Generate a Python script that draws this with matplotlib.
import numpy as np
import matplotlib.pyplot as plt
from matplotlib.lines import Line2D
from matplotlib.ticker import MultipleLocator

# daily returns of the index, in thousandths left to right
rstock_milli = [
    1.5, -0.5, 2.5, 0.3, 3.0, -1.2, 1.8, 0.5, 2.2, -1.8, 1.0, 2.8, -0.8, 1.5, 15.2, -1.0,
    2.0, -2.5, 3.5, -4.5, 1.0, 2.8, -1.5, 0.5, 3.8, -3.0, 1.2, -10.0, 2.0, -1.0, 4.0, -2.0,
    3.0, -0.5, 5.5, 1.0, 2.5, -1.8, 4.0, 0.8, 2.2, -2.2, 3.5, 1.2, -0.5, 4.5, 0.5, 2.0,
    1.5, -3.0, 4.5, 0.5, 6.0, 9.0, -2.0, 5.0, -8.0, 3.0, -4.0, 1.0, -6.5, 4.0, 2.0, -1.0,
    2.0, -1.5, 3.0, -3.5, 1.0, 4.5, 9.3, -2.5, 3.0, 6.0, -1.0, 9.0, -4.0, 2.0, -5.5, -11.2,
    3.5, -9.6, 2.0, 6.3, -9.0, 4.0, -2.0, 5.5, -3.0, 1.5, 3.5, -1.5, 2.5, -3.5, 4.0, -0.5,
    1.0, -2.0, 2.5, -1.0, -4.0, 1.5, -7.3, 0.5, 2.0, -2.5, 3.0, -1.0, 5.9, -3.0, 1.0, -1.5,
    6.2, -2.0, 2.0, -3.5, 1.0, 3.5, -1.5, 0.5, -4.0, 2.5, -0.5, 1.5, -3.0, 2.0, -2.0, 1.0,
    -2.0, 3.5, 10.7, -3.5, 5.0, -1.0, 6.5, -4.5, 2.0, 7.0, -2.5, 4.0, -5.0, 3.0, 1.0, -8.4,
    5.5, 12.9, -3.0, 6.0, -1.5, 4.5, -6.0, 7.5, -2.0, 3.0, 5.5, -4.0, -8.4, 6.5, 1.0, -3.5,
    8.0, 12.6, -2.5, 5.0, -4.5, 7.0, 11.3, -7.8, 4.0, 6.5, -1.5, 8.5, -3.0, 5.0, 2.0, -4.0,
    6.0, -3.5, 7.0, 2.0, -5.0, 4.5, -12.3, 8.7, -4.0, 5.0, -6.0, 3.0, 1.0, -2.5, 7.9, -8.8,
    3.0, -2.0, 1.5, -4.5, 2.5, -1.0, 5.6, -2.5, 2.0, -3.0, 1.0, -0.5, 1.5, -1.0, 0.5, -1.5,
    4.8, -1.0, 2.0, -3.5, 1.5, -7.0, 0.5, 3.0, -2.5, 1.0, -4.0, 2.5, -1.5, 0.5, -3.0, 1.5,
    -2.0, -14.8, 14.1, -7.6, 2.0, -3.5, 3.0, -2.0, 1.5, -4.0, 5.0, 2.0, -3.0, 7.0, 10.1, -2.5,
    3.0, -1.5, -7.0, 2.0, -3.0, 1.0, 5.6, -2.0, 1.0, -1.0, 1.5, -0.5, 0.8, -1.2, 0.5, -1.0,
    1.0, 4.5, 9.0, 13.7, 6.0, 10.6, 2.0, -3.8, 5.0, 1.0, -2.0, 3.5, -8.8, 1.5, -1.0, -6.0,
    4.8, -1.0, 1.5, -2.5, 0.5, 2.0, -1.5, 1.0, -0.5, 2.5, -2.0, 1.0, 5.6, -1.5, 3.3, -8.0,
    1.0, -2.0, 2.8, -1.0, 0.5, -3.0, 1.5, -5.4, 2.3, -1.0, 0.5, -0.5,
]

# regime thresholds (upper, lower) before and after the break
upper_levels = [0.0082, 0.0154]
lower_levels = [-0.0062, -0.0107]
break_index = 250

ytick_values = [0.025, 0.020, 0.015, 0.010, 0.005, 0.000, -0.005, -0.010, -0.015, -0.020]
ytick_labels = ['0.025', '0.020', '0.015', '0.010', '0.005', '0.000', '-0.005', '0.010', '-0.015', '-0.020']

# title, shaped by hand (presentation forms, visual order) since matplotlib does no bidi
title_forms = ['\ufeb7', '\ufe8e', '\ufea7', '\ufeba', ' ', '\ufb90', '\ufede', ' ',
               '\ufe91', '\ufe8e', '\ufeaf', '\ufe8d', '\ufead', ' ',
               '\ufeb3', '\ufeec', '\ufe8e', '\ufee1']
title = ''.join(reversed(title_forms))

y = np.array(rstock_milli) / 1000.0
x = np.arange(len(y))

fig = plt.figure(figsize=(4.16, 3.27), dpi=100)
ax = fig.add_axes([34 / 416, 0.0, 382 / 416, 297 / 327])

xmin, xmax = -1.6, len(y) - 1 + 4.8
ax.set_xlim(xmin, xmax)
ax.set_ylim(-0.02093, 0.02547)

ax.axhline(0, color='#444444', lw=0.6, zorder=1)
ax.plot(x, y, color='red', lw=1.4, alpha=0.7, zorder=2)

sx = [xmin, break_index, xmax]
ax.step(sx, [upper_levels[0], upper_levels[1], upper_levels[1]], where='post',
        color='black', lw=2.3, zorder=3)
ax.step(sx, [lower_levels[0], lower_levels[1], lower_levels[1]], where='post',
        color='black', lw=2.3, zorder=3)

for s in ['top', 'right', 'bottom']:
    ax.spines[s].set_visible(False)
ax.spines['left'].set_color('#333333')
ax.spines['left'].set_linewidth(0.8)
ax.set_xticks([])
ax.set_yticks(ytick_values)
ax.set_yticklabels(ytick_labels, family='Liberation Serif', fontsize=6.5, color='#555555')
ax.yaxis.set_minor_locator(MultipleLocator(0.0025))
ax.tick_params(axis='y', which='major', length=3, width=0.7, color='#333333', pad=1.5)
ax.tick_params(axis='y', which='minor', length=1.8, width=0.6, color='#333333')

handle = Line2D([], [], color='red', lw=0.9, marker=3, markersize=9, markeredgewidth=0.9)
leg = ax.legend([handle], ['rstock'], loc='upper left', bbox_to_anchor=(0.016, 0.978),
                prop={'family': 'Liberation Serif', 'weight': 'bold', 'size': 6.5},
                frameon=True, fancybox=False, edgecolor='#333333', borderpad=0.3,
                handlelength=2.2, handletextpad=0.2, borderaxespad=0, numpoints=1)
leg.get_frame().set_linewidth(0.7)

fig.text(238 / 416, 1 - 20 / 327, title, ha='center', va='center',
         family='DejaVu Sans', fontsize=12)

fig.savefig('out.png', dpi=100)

● AIM
Return all of the data exactly as it reads.

● TASK RESPONSE
Generate a Python script that draws this with matplotlib.
import numpy as np
import matplotlib.pyplot as plt
from matplotlib.lines import Line2D
from matplotlib.ticker import MultipleLocator

# daily returns of the index, in thousandths left to right
rstock_milli = [
    1.5, -0.5, 2.5, 0.3, 3.0, -1.2, 1.8, 0.5, 2.2, -1.8, 1.0, 2.8, -0.8, 1.5, 15.2, -1.0,
    2.0, -2.5, 3.5, -4.5, 1.0, 2.8, -1.5, 0.5, 3.8, -3.0, 1.2, -10.0, 2.0, -1.0, 4.0, -2.0,
    3.0, -0.5, 5.5, 1.0, 2.5, -1.8, 4.0, 0.8, 2.2, -2.2, 3.5, 1.2, -0.5, 4.5, 0.5, 2.0,
    1.5, -3.0, 4.5, 0.5, 6.0, 9.0, -2.0, 5.0, -8.0, 3.0, -4.0, 1.0, -6.5, 4.0, 2.0, -1.0,
    2.0, -1.5, 3.0, -3.5, 1.0, 4.5, 9.3, -2.5, 3.0, 6.0, -1.0, 9.0, -4.0, 2.0, -5.5, -11.2,
    3.5, -9.6, 2.0, 6.3, -9.0, 4.0, -2.0, 5.5, -3.0, 1.5, 3.5, -1.5, 2.5, -3.5, 4.0, -0.5,
    1.0, -2.0, 2.5, -1.0, -4.0, 1.5, -7.3, 0.5, 2.0, -2.5, 3.0, -1.0, 5.9, -3.0, 1.0, -1.5,
    6.2, -2.0, 2.0, -3.5, 1.0, 3.5, -1.5, 0.5, -4.0, 2.5, -0.5, 1.5, -3.0, 2.0, -2.0, 1.0,
    -2.0, 3.5, 10.7, -3.5, 5.0, -1.0, 6.5, -4.5, 2.0, 7.0, -2.5, 4.0, -5.0, 3.0, 1.0, -8.4,
    5.5, 12.9, -3.0, 6.0, -1.5, 4.5, -6.0, 7.5, -2.0, 3.0, 5.5, -4.0, -8.4, 6.5, 1.0, -3.5,
    8.0, 12.6, -2.5, 5.0, -4.5, 7.0, 11.3, -7.8, 4.0, 6.5, -1.5, 8.5, -3.0, 5.0, 2.0, -4.0,
    6.0, -3.5, 7.0, 2.0, -5.0, 4.5, -12.3, 8.7, -4.0, 5.0, -6.0, 3.0, 1.0, -2.5, 7.9, -8.8,
    3.0, -2.0, 1.5, -4.5, 2.5, -1.0, 5.6, -2.5, 2.0, -3.0, 1.0, -0.5, 1.5, -1.0, 0.5, -1.5,
    4.8, -1.0, 2.0, -3.5, 1.5, -7.0, 0.5, 3.0, -2.5, 1.0, -4.0, 2.5, -1.5, 0.5, -3.0, 1.5,
    -2.0, -14.8, 14.1, -7.6, 2.0, -3.5, 3.0, -2.0, 1.5, -4.0, 5.0, 2.0, -3.0, 7.0, 10.1, -2.5,
    3.0, -1.5, -7.0, 2.0, -3.0, 1.0, 5.6, -2.0, 1.0, -1.0, 1.5, -0.5, 0.8, -1.2, 0.5, -1.0,
    1.0, 4.5, 9.0, 13.7, 6.0, 10.6, 2.0, -3.8, 5.0, 1.0, -2.0, 3.5, -8.8, 1.5, -1.0, -6.0,
    4.8, -1.0, 1.5, -2.5, 0.5, 2.0, -1.5, 1.0, -0.5, 2.5, -2.0, 1.0, 5.6, -1.5, 3.3, -8.0,
    1.0, -2.0, 2.8, -1.0, 0.5, -3.0, 1.5, -5.4, 2.3, -1.0, 0.5, -0.5,
]

# regime thresholds (upper, lower) before and after the break
upper_levels = [0.0082, 0.0154]
lower_levels = [-0.0062, -0.0107]
break_index = 250

ytick_values = [0.025, 0.020, 0.015, 0.010, 0.005, 0.000, -0.005, -0.010, -0.015, -0.020]
ytick_labels = ['0.025', '0.020', '0.015', '0.010', '0.005', '0.000', '-0.005', '0.010', '-0.015', '-0.020']

# title, shaped by hand (presentation forms, visual order) since matplotlib does no bidi
title_forms = ['\ufeb7', '\ufe8e', '\ufea7', '\ufeba', ' ', '\ufb90', '\ufede', ' ',
               '\ufe91', '\ufe8e', '\ufeaf', '\ufe8d', '\ufead', ' ',
               '\ufeb3', '\ufeec', '\ufe8e', '\ufee1']
title = ''.join(reversed(title_forms))

y = np.array(rstock_milli) / 1000.0
x = np.arange(len(y))

fig = plt.figure(figsize=(4.16, 3.27), dpi=100)
ax = fig.add_axes([34 / 416, 0.0, 382 / 416, 297 / 327])

xmin, xmax = -1.6, len(y) - 1 + 4.8
ax.set_xlim(xmin, xmax)
ax.set_ylim(-0.02093, 0.02547)

ax.axhline(0, color='#444444', lw=0.6, zorder=1)
ax.plot(x, y, color='red', lw=1.4, alpha=0.7, zorder=2)

sx = [xmin, break_index, xmax]
ax.step(sx, [upper_levels[0], upper_levels[1], upper_levels[1]], where='post',
        color='black', lw=2.3, zorder=3)
ax.step(sx, [lower_levels[0], lower_levels[1], lower_levels[1]], where='post',
        color='black', lw=2.3, zorder=3)

for s in ['top', 'right', 'bottom']:
    ax.spines[s].set_visible(False)
ax.spines['left'].set_color('#333333')
ax.spines['left'].set_linewidth(0.8)
ax.set_xticks([])
ax.set_yticks(ytick_values)
ax.set_yticklabels(ytick_labels, family='Liberation Serif', fontsize=6.5, color='#555555')
ax.yaxis.set_minor_locator(MultipleLocator(0.0025))
ax.tick_params(axis='y', which='major', length=3, width=0.7, color='#333333', pad=1.5)
ax.tick_params(axis='y', which='minor', length=1.8, width=0.6, color='#333333')

handle = Line2D([], [], color='red', lw=0.9, marker=3, markersize=9, markeredgewidth=0.9)
leg = ax.legend([handle], ['rstock'], loc='upper left', bbox_to_anchor=(0.016, 0.978),
                prop={'family': 'Liberation Serif', 'weight': 'bold', 'size': 6.5},
                frameon=True, fancybox=False, edgecolor='#333333', borderpad=0.3,
                handlelength=2.2, handletextpad=0.2, borderaxespad=0, numpoints=1)
leg.get_frame().set_linewidth(0.7)

fig.text(238 / 416, 1 - 20 / 327, title, ha='center', va='center',
         family='DejaVu Sans', fontsize=12)

fig.savefig('out.png', dpi=100)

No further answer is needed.